Carlos Peyrelongue, a Mexico equity analyst at Bank of America, says the REITs stock rally “is definitely from the nearshoring push”, given their exposure to the export industry.
Transport and banks
Transport groups are another set of beneficiaries from nearshoring, analysts say, with several vastly outperforming the benchmark index.
Mexican airport groups Grupo Aeroportuario del Centro Norte soared 34% in the first quarter while Grupo Aeroportuario del Pacifico was up 27%, outpacing European peers like Aeroports de Paris and Fraport.
At least part of these companies growth is coming from nearshoring, the CEO of Grupo Aeroportuario del Centro Norte said in its fourth quarter earnings call, with airport traffic growing faster in northern states like Nuevo Leon and Chihuahua.
“The impact within nearshoring – that is real,” CEO Ricardo Dueñas said. “The traffic performance in the last few months, (at) nearshoring destinations (like) Ciudad Juarez, are growing at a much larger percentage than the average.”
Meanwhile, GMexico Transportes – the transport arm of conglomerate Grupo Mexico – was up 11% versus the same period last year.
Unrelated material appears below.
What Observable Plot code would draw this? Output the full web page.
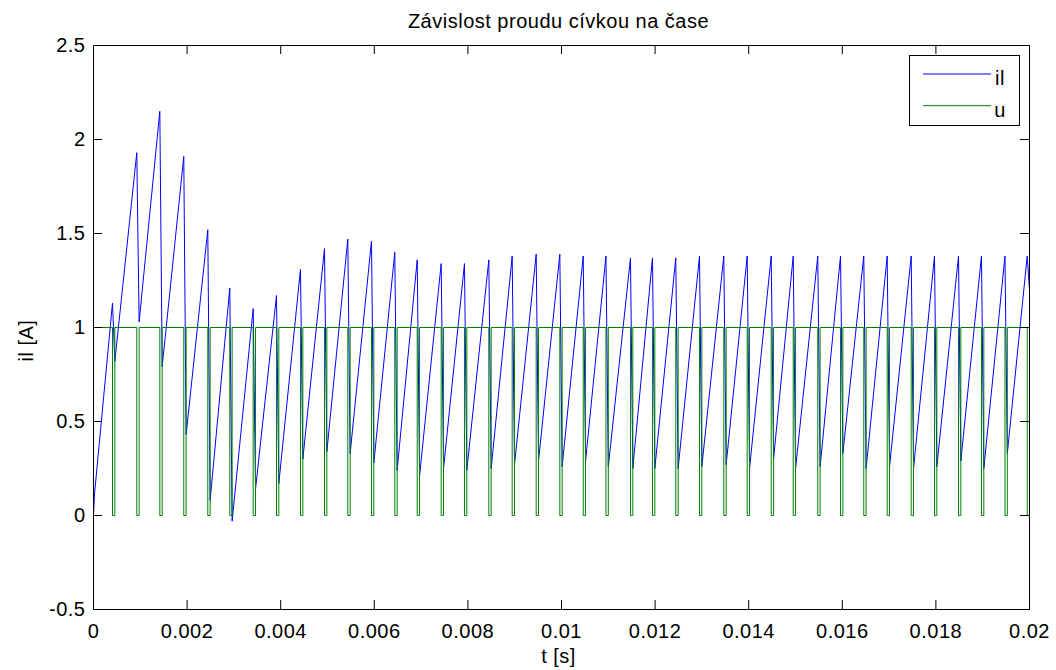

Peyrelongue says investors are watching the company closely, given it has the largest railroad network in Mexico and is well placed to profit from a boom in cross border trade, aided by Mexicos wealth of free trade agreements.
Local bank stocks are also seen as winners from the nearshoring push, though they have recently come under pressure because of concern about global financial stability.
Gonzalez says top financial institutions are expected to benefit from the national economic tailwind, with total exports up 12% annually at the end of 2022.
Peyrelongue says regional banks like Banco Regional in particular are set to benefit as northern hubs, which should see an increase in commercial loans from nearshoring.
One of Mexico‘s largest banks, Banorte, also says it’s gearing up to reap the benefits of nearshoring, saying last week that it plans to hire 800 new staff to meet nearshoring demands, including to finance infrastructure.
Market skepticism
Despite Tesla‘s recent announcement that it was going to set up a large new factory in northern Mexico, there are still questions about the country’s nearshoring forecasts.
“(I‘m) skeptical of the idea that the reorganization of supply chains will result in a large surge of capital inflows in the near term,” said Deutsche Bank’s chief Latin American economist, Sebastian Brown.
“There are areas…that (Mexico is) lacking,” he said, pointing to constraints for example in the power sector, where there are concerns an influx of new factories could overload the electricity grid.
Morgan Stanley economists also said in a report last year that they believed Mexico was “unprepared” for a fresh nearshoring wave, and had “underinvested.”
Gonzalez says any nearshoring boom “is going to be little by little.”
But Peyrelongue said investors should get in front of what is a clear trend, amid early “strong appetite” from companies to relocate closer to the United State.
“These are companies that want to diversify risk, and reduce risk to China…so theyre coming to Mexico.”